Una piaga sociale ancora aperta e che fa rima con discriminazioni e disuguaglianze. Per secoli e secoli la nostra società è stata professionalmente costruita a misura d’uomo ed ogni acquisizione, personale e professionale, ha oggi il sapore di conquista. Il sesso debole – così denominato – è quello che per anni è stato costretto a lavorare quanto e come un uomo per dimostrare di meritare un posto nei campi da coltivare, siamo nella società preindustriale. Successivamente ha dovuto piegarsi allo sfruttamento all’interno delle industrie, in cui la manodopera femminile era di fondamentale importanza. Oggi, la donna, resta colei che deve farsi valere per le proprie competenze personali, ancor prima che professionali, per ottenere un posto di lavoro.
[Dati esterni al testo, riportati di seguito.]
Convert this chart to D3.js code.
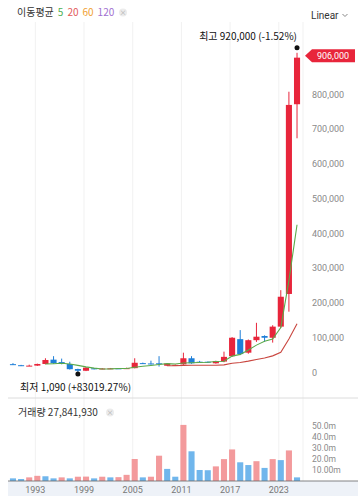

Spesso costretta ad abbandonare il desiderio di maternità – solo per dirne una – che potrebbe minacciare la propria posizione lavorativa e l’efficienza nel ricoprire ancora il ruolo aggiudicatasi.

A parlare siamo noi donne
Nel 2015, in una società in cui l’occupazione delle donne è aumentata notevolmente (al punto che ogni tre nuovi posti di lavoro su quattro sono di donne) queste combattono ancora contro pregiudizi radicati e difficili da debellare. Sembrano lontani gli anni delle guerre legislative, ma l’aver ottenuto la parità dei diritti, a quanto pare, non cancella anche le disuguaglianze di tipo culturale. Anzi. Spesso sembra perdere di vista il fulcro della questione: le donne, oggi, sono la componente più evolutiva della società e registrano innumerevoli successi culturali e professionali. Per merito proprio. È dura essere dei professionisti in un mondo in cui tutto ruota attorno ai ruoli. Perché se sei un professionista sei un professionista e basta. Non sei più un uomo, una donna o un laureato. Sei un professionista. Ed è l’unico titolo che ti viene riconosciuto. Ma, soprattutto, se sei un professionista sei ben lontano dall’etica propinata da Gabrielle McMullin o da chiunque inviti ad ottenere posizioni di merito sfruttando capacità non pertinenti all’ambito lavorativo. E anni di lotte ci hanno permesso oggi di entrare in ufficio al pari di un nostro collaboratore di sesso maschile. E abbiamo imparato, inoltre, a lasciare la tanto minacciata sfera lavorativa fuori dalla porta di casa. Lontana dai nostri figli, dai nostri mariti, dai fornelli che ci attendono e dal meritato dolce far nulla dal divano di casa nostra. Perché siamo donne ed è professionale così.